16. Additionally, we may notice the terms of the agreement on the basis of which the Assessing Officer had issued show cause notice to the assessee which read thus:

“i) The second party shall be associated exclusively with M/s IVY Hospital as full-time consultant and shall not associate himself with any other hospital.

ii) the second party shall be paid professional charges for services rendered by him in IVY Hospital as under with a minimum guarantee of Rs…per month subject to TDS deductions as per Act, the minimum guarantee amount shall be paid to the second party for a period of 12 months from the date of joining. The same shall be revised at the end of 12 months.

a) 70% of the OPD charges

b) Visiting charges in ward/private room as mutually settled between the two parties.

c) 15% of the investigation done of IVY Hospital.

iii) the second party shall not do practice at any other place and would be associated exclusively with IVY hospital. The second party shall not operate or admit patient in any other hospital except at IVY Hospital.”

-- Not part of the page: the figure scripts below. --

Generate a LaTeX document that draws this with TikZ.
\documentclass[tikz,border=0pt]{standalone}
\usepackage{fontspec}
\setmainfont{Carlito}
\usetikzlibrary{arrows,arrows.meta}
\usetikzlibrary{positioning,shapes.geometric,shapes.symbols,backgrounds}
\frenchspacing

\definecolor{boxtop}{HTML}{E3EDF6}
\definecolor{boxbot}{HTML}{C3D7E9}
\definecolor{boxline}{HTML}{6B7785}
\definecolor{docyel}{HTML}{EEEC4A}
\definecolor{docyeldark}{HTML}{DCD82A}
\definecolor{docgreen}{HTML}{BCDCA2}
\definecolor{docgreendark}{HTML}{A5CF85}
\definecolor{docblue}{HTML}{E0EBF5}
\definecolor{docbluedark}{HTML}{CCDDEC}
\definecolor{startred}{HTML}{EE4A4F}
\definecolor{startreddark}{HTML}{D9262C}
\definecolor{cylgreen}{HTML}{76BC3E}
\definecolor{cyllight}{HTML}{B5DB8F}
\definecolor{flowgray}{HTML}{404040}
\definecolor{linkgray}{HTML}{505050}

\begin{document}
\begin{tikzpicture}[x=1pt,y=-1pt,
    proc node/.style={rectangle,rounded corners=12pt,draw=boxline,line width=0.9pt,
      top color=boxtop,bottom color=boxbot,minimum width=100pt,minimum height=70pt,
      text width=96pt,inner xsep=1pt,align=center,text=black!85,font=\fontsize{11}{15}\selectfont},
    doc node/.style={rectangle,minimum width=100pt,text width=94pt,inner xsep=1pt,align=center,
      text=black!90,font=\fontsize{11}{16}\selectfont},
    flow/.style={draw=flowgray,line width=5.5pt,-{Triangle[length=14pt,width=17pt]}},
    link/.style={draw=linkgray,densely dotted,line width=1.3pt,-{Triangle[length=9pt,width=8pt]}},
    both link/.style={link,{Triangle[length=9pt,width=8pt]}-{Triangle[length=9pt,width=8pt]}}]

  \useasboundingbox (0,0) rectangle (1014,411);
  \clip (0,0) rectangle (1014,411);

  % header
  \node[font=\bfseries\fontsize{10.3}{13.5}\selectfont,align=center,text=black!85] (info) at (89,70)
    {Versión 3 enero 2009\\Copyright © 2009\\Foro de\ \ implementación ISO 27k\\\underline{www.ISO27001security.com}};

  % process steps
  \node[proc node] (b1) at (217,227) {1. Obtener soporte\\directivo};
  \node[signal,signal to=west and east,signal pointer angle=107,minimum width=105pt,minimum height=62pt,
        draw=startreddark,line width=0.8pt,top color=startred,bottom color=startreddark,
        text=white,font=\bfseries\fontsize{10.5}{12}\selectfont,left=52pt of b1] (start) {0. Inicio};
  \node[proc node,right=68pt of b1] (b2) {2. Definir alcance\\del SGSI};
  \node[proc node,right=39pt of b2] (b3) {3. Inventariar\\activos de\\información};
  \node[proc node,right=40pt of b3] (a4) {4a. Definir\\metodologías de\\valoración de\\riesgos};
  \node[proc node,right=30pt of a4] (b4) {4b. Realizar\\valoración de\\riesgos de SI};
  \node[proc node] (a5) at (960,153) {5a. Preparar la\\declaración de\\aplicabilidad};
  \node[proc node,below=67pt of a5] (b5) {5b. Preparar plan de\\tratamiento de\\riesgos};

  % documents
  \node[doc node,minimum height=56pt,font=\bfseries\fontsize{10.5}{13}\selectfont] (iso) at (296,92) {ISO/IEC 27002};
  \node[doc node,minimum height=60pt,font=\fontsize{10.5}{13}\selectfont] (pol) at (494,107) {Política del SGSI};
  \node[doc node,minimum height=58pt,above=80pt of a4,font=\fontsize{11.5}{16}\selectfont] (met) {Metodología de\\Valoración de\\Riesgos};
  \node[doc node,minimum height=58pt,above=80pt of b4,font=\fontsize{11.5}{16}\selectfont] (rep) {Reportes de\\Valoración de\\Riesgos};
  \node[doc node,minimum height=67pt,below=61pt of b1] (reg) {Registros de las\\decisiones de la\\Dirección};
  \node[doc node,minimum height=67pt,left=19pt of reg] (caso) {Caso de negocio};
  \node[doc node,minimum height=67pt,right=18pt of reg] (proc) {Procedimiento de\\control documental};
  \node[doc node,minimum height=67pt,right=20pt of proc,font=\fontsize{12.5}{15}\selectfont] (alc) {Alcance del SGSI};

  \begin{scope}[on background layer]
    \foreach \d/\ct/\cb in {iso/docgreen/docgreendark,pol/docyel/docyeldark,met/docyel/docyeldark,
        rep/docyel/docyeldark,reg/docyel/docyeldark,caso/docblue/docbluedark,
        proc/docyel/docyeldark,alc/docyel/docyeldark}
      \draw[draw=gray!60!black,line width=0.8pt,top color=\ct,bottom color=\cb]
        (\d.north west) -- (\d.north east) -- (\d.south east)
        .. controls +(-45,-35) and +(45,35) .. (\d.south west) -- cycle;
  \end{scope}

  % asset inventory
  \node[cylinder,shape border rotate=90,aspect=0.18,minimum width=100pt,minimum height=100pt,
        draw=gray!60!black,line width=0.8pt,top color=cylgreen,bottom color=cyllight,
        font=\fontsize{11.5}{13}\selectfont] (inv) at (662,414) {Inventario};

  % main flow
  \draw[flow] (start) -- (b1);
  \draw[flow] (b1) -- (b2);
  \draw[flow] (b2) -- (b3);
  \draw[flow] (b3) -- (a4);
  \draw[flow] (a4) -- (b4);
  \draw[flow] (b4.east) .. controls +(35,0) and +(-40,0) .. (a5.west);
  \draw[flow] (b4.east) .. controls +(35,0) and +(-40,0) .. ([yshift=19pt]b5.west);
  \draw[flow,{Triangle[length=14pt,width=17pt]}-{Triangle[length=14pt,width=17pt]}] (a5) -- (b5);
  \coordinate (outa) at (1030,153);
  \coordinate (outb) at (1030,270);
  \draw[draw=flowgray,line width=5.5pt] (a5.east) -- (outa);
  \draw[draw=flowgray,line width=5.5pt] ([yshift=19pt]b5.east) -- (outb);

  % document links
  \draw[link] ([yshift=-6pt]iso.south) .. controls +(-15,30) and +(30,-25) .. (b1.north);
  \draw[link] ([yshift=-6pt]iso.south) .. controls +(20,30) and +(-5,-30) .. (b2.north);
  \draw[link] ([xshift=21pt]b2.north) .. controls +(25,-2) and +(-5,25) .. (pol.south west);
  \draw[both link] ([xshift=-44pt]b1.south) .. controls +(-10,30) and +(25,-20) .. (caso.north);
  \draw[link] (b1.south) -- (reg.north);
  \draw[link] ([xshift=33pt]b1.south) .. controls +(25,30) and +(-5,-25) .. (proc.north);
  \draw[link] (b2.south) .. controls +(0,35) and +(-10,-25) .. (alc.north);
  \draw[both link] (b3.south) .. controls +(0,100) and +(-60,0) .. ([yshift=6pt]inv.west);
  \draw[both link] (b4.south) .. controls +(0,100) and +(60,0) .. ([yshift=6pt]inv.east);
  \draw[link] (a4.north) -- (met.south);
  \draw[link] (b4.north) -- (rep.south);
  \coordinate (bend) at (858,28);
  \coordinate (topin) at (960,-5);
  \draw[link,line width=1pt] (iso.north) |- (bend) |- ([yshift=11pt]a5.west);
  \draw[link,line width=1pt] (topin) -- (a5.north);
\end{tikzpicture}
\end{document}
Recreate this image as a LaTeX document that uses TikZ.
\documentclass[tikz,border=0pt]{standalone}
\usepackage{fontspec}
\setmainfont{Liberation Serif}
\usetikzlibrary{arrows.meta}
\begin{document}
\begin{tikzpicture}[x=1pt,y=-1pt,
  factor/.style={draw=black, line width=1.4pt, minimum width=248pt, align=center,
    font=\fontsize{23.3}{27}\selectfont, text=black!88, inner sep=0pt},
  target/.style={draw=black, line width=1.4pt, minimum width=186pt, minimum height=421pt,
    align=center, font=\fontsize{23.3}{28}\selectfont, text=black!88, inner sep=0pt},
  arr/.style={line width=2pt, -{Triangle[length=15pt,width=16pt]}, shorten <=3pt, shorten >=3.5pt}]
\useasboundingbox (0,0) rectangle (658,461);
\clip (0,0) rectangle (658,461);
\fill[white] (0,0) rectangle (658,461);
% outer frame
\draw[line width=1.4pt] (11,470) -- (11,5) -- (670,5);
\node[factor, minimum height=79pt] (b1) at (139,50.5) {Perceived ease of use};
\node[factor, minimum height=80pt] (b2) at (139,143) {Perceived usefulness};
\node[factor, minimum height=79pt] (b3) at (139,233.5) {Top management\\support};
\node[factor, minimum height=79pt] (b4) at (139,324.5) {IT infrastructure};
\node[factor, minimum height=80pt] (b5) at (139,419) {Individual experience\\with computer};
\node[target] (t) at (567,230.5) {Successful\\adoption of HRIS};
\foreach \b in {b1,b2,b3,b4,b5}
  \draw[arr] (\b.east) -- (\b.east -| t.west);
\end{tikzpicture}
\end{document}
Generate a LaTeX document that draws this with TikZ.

In our opinion, the Assessing Officer was not right in concluding on the combined reading of the above stipulations that the income of the doctors was salary. It nowhere suggests that there exists relationship of employer-employee between the assessee and the said doctors, rather it is a pointer to the contrary.

17. Learned counsel for the revenue has not been able to show any illegality or perversity in the findings recorded by the CIT(A) as well as the Tribunal. Consequently, the substantial questions of law are answered against the revenue and in favour of the assessee. The appeals stand dismissed.